Brindle's countenance swirled with dark emotion. "I am no longer responsible for dealing with the deaths. With the murder of a family member I was considered too close to the crimes."
"A great benefit for those behind the killings," Conawago observed.
Brindle looked up. "I do not understand."
"Are you not still responsible for the treaty negotiations?"
"That duty has not yet been removed from me. We speak for hours every day, but little seems to get done," Brindle acknowledged. "We arrange and rearrange chairs at tables, organize meals, listen to speeches about why each of the delegations deserves the greater esteem."
"Not all at the table are telling the truth," Conawago ventured. "What does the Psalmist say? The words of his mouth are smoother than butter, but war was in his heart."
"His words were softer than oil," Brindle continued the verse, "yet were they drawn swords." He leaned forward. The Iroquois had their wampum for assuring a listener's attention. Magistrate Brindle had his Psalms.
"Your removal from the murders keeps you from seeing that they are just one more device being used to manipulate the treaty.
Even from the shadows Duncan could hear the Quaker's sharp intake of breath. After a moment he rose from his chair and laid another log on the fire. "Day unto day uttereth speech," he recited, and night unto night showeth knowledge." He lifted a quill to continue the notes he had been taking, then nodded to Conawago. "Speak to me, my friend."
As the old Nipmuc began to relay the events of the past ten days, the log flared and Duncan stepped back, deeper into the darkness. His heart shot into his throat as someone touched his elbow. The stern woman who met them at the door had materialized beside him, gesturing him into a spacious kitchen with an immense stone fireplace, then lifted a glass of milk from the counter and handed it to him. Duncan was about to whisper his thanks when he saw a figure huddled on a stool by the remains of a small fire in the huge hearth.
Duncan did not return Van Grut's greeting when he rose from the stool, only grabbed the front of his shirt and pulled him close. "You lied to me!" he growled. "You were with Burke in Philadelphia! He's the one who hired you!"
The Dutchman sagged as Duncan released him. "It didn't seem important. Not a lie exactly. I told you I was hired by the Virginia company. He was part of the company."
"You heard me puzzle over connections to Philadelphia and never said a word about how Burke was here, in Philadelphia. You knew the killers were trying to implicate Indians in Shamokin and never said a word."

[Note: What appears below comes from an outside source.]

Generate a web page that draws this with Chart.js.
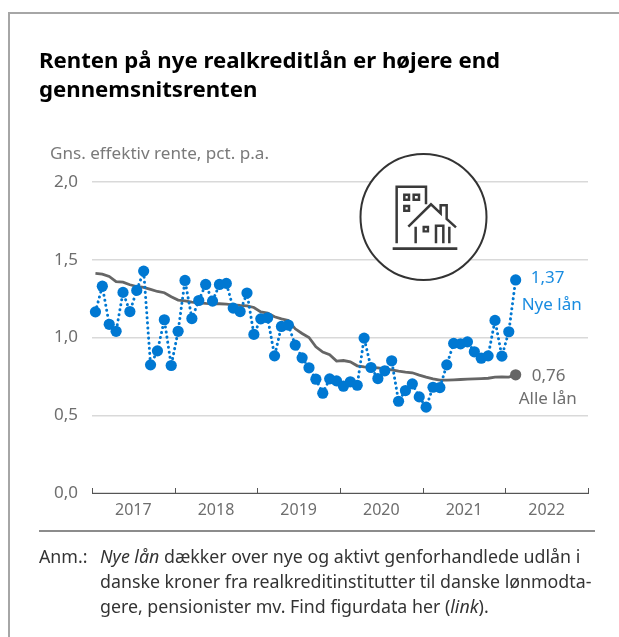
<!DOCTYPE html>
<html lang="da">
<head>
<meta charset="utf-8">
<title>Renten på nye realkreditlån</title>
<script src="https://cdn.jsdelivr.net/npm/chart.js@4"></script>
<style>
  html, body { margin: 0; padding: 0; background: #fff; }
  body { width: 619px; height: 637px; overflow: hidden; position: relative; font-family: "Noto Sans", sans-serif; }
  #frame { position: absolute; left: 8px; top: 12px; width: 620px; height: 640px; border: 2px solid #a6a6a6; box-sizing: border-box; }
  #wrap { position: absolute; left: 0; top: 0; width: 619px; height: 637px; }
  h1 { position: absolute; left: 39px; top: 45px; margin: 0; font-size: 22.2px; line-height: 29px; font-weight: 700; color: #000; white-space: nowrap; }
  #unit { position: absolute; left: 50px; top: 143px; font-size: 17.1px; line-height: 20px; color: #7a7a7a; white-space: nowrap; }
  #rule { position: absolute; left: 39px; top: 530px; width: 556px; height: 2px; background: #8c8c8c; }
  #note-head, #note { position: absolute; top: 544px; font-size: 17.8px; line-height: 25px; color: #333; white-space: nowrap; }
  #note-head { left: 39px; }
  #note { left: 100px; }
  #icon { position: absolute; left: 0; top: 0; }
</style>
</head>
<body>
<div id="frame"></div>
<div id="wrap"><canvas id="graphique" width="619" height="637"></canvas></div>
<h1>Renten på nye realkreditlån er højere end<br>gennemsnitsrenten</h1>
<div id="unit">Gns. effektiv rente, pct. p.a.</div>
<svg id="icon" width="619" height="637">
  <circle cx="423.5" cy="217" r="63" fill="#fff" stroke="#333" stroke-width="2"></circle>
  <g transform="translate(350 145) scale(0.3333)" fill="none" stroke="#3a3a3a" stroke-width="7.5">
    <path d="M140 295V125H228V178"></path>
    <path d="M163 149h14v15h-14zM191 149h16v15h-16zM163 183h14v14h-14z" stroke-width="7.5"></path>
    <path d="M175 245L243 178L272 205V181H290V222L318 247"></path>
    <path d="M197 245V295M298 245V295M258 295V242H280V295"></path>
    <path d="M221 246h13v13h-13z" stroke-width="7"></path>
    <path d="M128 311H322" stroke-width="8"></path>
  </g>
</svg>
<div id="rule"></div>
<div id="note-head">Anm.:</div>
<div id="note"><i>Nye lån</i> dækker over nye og aktivt genforhandlede udlån i<br>danske kroner fra realkreditinstitutter til danske lønmodta-<br>gere, pensionister mv. Find figurdata her (<i>link</i>).</div>

<script>
const aar = ["2017", "2018", "2019", "2020", "2021", "2022"];
const maaneder = aar.flatMap(a => Array.from({ length: 12 }, (_, m) => a + "-" + (m + 1)));
const yTicks = [0, 0.5, 1, 1.5, 2];

const nyeLaan = [
  1.165, 1.33, 1.085, 1.04, 1.29, 1.167, 1.303, 1.427, 0.824, 0.914, 1.114, 0.82,
  1.04, 1.367, 1.122, 1.238, 1.341, 1.234, 1.341, 1.348, 1.189, 1.167, 1.286, 1.02,
  1.12, 1.127, 0.882, 1.071, 1.08, 0.951, 0.869, 0.805, 0.732, 0.642, 0.734, 0.721,
  0.687, 0.715, 0.693, 0.996, 0.807, 0.736, 0.786, 0.85, 0.59, 0.659, 0.702, 0.618,
  0.552, 0.68, 0.678, 0.824, 0.962, 0.959, 0.972, 0.908, 0.867, 0.882, 1.11, 0.88,
  1.037, 1.37
];
const alleLaan = [
  1.412, 1.408, 1.393, 1.36, 1.356, 1.339, 1.328, 1.322, 1.309, 1.296, 1.288, 1.262,
  1.241, 1.236, 1.228, 1.223, 1.219, 1.217, 1.217, 1.215, 1.21, 1.206, 1.204, 1.193,
  1.164, 1.157, 1.133, 1.12, 1.11, 1.056, 1.026, 1.0, 0.94, 0.906, 0.889, 0.848,
  0.852, 0.844, 0.818, 0.811, 0.807, 0.805, 0.798, 0.792, 0.783, 0.777, 0.773, 0.758,
  0.745, 0.734, 0.726, 0.726, 0.728, 0.73, 0.732, 0.734, 0.736, 0.738, 0.745, 0.747,
  0.745, 0.76
];

const BLAA = "#0078d2";
const BLAA_TEKST = "#1a8ce0";
const GRAA = "#6e6e6e";
const komma = v => v.toFixed(2).replace(".", ",");

// aarstal-streger op fra aksen, og teksterne ved seriernes slutpunkter
const ekstra = {
  id: "ekstra",
  afterDraw(chart) {
    const ctx = chart.ctx;
    const x = chart.scales.x;
    const bund = chart.chartArea.bottom;
    const halv = (x.getPixelForValue(1) - x.getPixelForValue(0)) / 2;
    ctx.save();
    ctx.strokeStyle = "#555";
    ctx.lineWidth = 1;
    for (let i = 0; i <= aar.length; i++) {
      const px = Math.round(x.getPixelForValue(i * 12) - halv) + 0.5;
      ctx.beginPath();
      ctx.moveTo(px, bund);
      ctx.lineTo(px, bund - 5);
      ctx.stroke();
    }
    ctx.font = '17px "Noto Sans"';
    ctx.textBaseline = "middle";
    ctx.textAlign = "center";
    const ny = chart.getDatasetMeta(0).data[nyeLaan.length - 1];
    const alle = chart.getDatasetMeta(1).data[alleLaan.length - 1];
    ctx.fillStyle = BLAA_TEKST;
    ctx.fillText(komma(nyeLaan[nyeLaan.length - 1]), ny.x + 32, ny.y - 2);
    ctx.fillText("Nye lån", ny.x + 36, ny.y + 25);
    ctx.fillStyle = GRAA;
    ctx.fillText(komma(alleLaan[alleLaan.length - 1]), alle.x + 33, alle.y + 1);
    ctx.fillText("Alle lån", alle.x + 32, alle.y + 24);
    ctx.restore();
  }
};

new Chart(document.getElementById("graphique").getContext("2d"), {
  type: "line",
  plugins: [ekstra],
  data: {
    labels: maaneder,
    datasets: [
      {
        label: "Nye lån",
        data: nyeLaan,
        borderColor: BLAA,
        backgroundColor: BLAA,
        borderWidth: 3,
        borderDash: [0.1, 5],
        borderCapStyle: "round",
        pointRadius: 5.6,
        pointBackgroundColor: BLAA,
        pointBorderWidth: 0,
        tension: 0
      },
      {
        label: "Alle lån",
        data: alleLaan,
        borderColor: "#666666",
        borderWidth: 2.8,
        pointRadius: c => (c.dataIndex === alleLaan.length - 1 ? 5.6 : 0),
        pointBackgroundColor: "#666666",
        pointBorderWidth: 0,
        tension: 0
      }
    ]
  },
  options: {
    responsive: false,
    animation: false,
    layout: { padding: { top: 182, right: 31, left: 0, bottom: 0 } },
    plugins: { legend: { display: false }, tooltip: { enabled: false }, title: { display: false } },
    scales: {
      x: {
        type: "category",
        offset: true,
        afterFit(s) { s.height = 144; },
        grid: { display: false, drawTicks: false },
        border: { display: true, color: "#555", width: 1 },
        ticks: {
          autoSkip: false,
          maxRotation: 0,
          padding: 8,
          labelOffset: 3.45,
          color: GRAA,
          font: { family: '"Noto Sans"', size: 16 },
          callback(v, i) { return i % 12 === 5 ? aar[Math.floor(i / 12)] : null; }
        }
      },
      y: {
        min: 0,
        max: 2,
        afterFit(s) { s.width = 92; },
        afterBuildTicks(s) { s.ticks = yTicks.map(v => ({ value: v })); },
        grid: { color: "#d9d9d9", lineWidth: 1.5, drawTicks: false },
        border: { display: false },
        ticks: {
          padding: 14,
          color: GRAA,
          font: { family: '"Noto Sans"', size: 17 },
          callback: v => v.toFixed(1).replace(".", ",")
        }
      }
    }
  }
});
</script>
</body>
</html>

Van Grut dropped back onto the stool. "Surely it was only happenstance that he was in Philadelphia. And there were Indians in Shamokin doing the killing … " The Dutchman paused, as if beginning to recognize there could be several reasons for Burke's presence in Philadelphia, not all innocent.
"Hired by someone else," Duncan snapped. "If I had known of Burke's connection to Philadelphia I would have looked here sooner, before so many bounty hunters were breathing down my spine."
"Surely his presence here had nothing to do with the killings. There were Indians," Van Grut repeated.
"Are you certain? You wager your life on that slender belief."
"Duncan, I never… " the Dutchman began, then Duncan's words seemed to register. "My life? But the killers are on the survey line."
"Every instinct tells me otherwise. The treachery on the line is being orchestrated from Philadelphia. If someone in Philadelphia wanted all the Virginian surveyors dead, what do you suppose they will do when they find one walking the streets here?" There was a rustling of linen at the door. The taciturn maid had been listening, but now disappeared.